|Elevation||55 m (180 ft)|
|• Density||150/km2 (400/sq mi)|
Gisara urf Gidhsara (Hindi: गिसरा उर्फ़ गिद्सरा) is an area in the Sitamarhi district of the state of Bihar, India. Due to frequent flooding, Gisara has significant alluvial deposits. Its geographical location offers agricultural jobs. The main market areas (pertaining to the tertiary sector) are around Gisara Bazar and Gisara Chauraha (or square).
Located at 26.48°N Longitude 85.39°E Latitude and about 14 kilometres (8.7 mi) south from the district headquarters, Sitamarhi, Gisara has an average elevation of 55 metres (180 ft). A number of its buildings are ruins dating from the British occupation, including a high school and a place of worship (Gisara math). There is a bazaar near the math. The area is prone to flooding as it lies between two rivers, the Bagmati River and the Lakshmana (Lakhandey) River.
As of the 2001 India census, Gisara had a population of 20,821. Males constitute 53% of the population and females 47%. 19% of the population is under 6 years of age.
The major festival of Gisara is Chhath Puja during which people offer prayers to the Hindu Sun God, Surya, also known as Surya Shashti. It is generally celebrated at home with family members and villagers. The festivals of Holi and Diwali are also widely celebrated. Other festivals such as Dusshera, Makar Sakranti, the Id festival, and Christmas are also celebrated to varying extents.
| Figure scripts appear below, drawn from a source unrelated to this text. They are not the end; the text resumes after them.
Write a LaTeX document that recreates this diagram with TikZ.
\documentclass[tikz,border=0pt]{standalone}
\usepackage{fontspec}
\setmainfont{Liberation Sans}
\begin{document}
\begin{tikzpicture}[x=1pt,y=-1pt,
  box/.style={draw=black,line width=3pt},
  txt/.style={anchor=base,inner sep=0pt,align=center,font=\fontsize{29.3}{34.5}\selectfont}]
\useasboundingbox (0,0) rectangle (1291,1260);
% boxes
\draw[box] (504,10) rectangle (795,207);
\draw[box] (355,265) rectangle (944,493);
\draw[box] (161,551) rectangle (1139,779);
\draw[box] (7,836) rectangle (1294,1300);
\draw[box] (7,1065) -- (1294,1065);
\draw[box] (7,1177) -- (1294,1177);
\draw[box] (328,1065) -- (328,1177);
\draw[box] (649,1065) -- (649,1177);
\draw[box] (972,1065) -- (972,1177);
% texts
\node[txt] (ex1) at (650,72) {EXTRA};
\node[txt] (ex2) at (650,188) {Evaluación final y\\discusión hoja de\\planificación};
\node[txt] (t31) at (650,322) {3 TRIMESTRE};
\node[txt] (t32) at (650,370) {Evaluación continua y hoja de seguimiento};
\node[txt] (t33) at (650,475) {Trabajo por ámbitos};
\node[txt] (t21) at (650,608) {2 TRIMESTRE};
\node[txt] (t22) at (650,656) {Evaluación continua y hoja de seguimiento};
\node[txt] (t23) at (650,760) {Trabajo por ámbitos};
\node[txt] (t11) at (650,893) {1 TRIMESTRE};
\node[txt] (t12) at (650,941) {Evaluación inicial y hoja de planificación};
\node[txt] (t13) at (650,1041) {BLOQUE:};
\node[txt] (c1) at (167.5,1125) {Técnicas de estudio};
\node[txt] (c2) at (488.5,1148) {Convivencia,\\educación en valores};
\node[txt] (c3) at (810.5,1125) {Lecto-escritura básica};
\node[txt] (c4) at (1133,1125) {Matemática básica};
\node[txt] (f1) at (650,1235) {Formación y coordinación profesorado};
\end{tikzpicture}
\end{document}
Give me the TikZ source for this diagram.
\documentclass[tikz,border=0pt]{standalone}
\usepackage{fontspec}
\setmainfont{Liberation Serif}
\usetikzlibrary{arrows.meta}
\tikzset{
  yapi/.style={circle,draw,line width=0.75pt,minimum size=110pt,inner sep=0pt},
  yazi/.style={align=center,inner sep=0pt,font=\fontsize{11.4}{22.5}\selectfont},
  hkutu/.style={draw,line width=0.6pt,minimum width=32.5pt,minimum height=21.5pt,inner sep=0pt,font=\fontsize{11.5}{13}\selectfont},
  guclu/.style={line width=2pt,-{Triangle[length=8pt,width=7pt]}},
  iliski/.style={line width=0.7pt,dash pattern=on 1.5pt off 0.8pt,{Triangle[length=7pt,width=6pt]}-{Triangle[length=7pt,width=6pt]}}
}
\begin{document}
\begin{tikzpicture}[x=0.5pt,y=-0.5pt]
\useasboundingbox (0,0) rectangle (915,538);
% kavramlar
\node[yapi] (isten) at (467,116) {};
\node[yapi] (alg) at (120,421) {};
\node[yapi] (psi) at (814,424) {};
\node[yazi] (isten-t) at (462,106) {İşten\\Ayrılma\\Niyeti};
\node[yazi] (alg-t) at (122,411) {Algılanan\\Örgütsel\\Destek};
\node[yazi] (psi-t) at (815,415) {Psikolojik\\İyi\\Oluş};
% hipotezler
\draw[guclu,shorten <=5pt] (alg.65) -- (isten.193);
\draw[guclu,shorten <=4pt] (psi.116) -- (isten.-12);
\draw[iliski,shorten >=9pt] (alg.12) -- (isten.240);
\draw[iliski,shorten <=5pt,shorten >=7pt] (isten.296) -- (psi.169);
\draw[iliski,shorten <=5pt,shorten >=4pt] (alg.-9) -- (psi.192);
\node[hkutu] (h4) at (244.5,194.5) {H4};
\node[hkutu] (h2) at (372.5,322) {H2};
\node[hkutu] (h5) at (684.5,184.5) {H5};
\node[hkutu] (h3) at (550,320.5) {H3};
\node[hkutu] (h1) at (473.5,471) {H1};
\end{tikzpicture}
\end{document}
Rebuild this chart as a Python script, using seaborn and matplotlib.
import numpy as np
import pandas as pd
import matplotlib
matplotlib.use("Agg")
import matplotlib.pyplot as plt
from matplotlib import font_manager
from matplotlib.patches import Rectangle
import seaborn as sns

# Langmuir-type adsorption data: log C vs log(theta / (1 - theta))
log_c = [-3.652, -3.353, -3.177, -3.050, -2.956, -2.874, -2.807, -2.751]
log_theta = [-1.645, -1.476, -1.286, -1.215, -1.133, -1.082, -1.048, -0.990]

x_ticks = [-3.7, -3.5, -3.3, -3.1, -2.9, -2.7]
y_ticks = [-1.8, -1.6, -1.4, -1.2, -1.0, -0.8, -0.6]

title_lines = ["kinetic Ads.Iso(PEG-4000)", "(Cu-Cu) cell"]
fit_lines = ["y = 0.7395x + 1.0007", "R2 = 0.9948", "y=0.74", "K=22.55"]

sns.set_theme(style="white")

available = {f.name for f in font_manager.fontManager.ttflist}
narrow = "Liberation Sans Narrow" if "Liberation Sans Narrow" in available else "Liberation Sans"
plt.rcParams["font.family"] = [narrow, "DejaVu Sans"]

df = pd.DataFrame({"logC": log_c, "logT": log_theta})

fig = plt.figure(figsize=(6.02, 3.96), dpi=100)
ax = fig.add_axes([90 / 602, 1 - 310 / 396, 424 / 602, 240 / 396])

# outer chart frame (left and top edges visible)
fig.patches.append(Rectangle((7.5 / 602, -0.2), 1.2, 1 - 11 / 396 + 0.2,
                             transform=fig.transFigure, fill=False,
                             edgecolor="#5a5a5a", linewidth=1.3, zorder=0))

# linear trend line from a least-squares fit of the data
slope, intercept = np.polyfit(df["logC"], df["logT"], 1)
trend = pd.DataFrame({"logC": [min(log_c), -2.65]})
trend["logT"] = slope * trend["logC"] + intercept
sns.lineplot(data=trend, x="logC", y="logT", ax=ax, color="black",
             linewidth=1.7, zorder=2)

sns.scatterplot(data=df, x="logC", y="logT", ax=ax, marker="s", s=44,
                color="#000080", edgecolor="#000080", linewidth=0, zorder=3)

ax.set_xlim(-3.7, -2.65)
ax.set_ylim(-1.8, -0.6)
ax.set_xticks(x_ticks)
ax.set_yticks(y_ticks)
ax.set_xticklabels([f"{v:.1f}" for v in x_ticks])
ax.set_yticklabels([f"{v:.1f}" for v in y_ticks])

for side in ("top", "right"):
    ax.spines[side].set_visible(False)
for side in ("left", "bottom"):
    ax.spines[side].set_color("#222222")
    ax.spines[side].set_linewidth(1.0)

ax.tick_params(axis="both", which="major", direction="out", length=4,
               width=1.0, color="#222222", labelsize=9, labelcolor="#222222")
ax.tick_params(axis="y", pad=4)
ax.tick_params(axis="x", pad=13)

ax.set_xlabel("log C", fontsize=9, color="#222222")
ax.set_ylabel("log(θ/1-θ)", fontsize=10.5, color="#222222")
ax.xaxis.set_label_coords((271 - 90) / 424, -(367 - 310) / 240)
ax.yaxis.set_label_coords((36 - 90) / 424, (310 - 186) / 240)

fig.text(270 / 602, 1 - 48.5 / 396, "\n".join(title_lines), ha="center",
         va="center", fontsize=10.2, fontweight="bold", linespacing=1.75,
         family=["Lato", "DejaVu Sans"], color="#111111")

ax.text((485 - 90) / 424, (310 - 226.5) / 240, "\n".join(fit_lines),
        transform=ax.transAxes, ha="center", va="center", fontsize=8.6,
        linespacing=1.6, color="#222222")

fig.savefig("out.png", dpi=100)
Khichdi constitutes the lunch for most on Saturdays and is a staple food here. It consists of rice and lentils seasoned with spices and served with items such as curd, chutney, pickles, papads, ghee (clarified butter) and chokha (boiled mashed potatoes, seasoned with finely cut onions, green chilies). Afternoon meals mostly consist of rice, lentil and vegetables, while dinner consists of roti (flat bread) and vegetables. Gisara is also known for the sweet delicacies of Bihar, including Chhena ka jalebi and Kala Jamun.
The major food crops of Gisara are rice, wheat and maize. The area is also a major producer of sugarcane, tobacco and other cash crops. Lentils, sunflower and mustard are grown. Agriculture has given rise to many agro-based industries.
The town is 50 kilometres (31 mi) from Muzaffarpur, the biggest town of north Bihar, and 14 kilometres (8.7 mi) from Sitamarhi, its district headquarters. There is a 24-hour bus service connecting both Muzaffarpur and Sitamarhi with Gisara, both run by private operators. The nearest railway stations are in Muzaffarpur and Sitamarhi. The nearest airport is in Patna, approximately 125 kilometres (78 mi) from Gisara.
One of the most sacred places in Gisara is the underground Shiva Temple called Demami Math. A large number of tourist establishments are nearby.
The Janaki Mandir, a Hindu temple at the heart of Janakpur, Nepal dedicated to the goddess Sita is approximately 14 kilometres (8.7 mi) away. The temple is over 100 years old and is a major tourist attraction.
Punaura Dham, a temple in Sitamarhi, is said to be the birthplace of the goddess Sita and is approximately 13 km away. It is believed that Raja Janak, a legendary king of the Videha Kingdom, plowed the field on which Punaura Dham sits for rain. It is now protected as a religious landmark by the Government of Bihar.
Gisara is the educational hub of the area. Many private schools have recently[when?] opened in the city, in addition to government schools. Nearby villagers come to Gisara to attend school.
In Gisara there are branches of the Central Bank of India, the Co-operative Bank of India, and a financial organisation called Sahara India Private Limited. There is also a Food Corporation of India (FCI) godown which assists farmers in the area.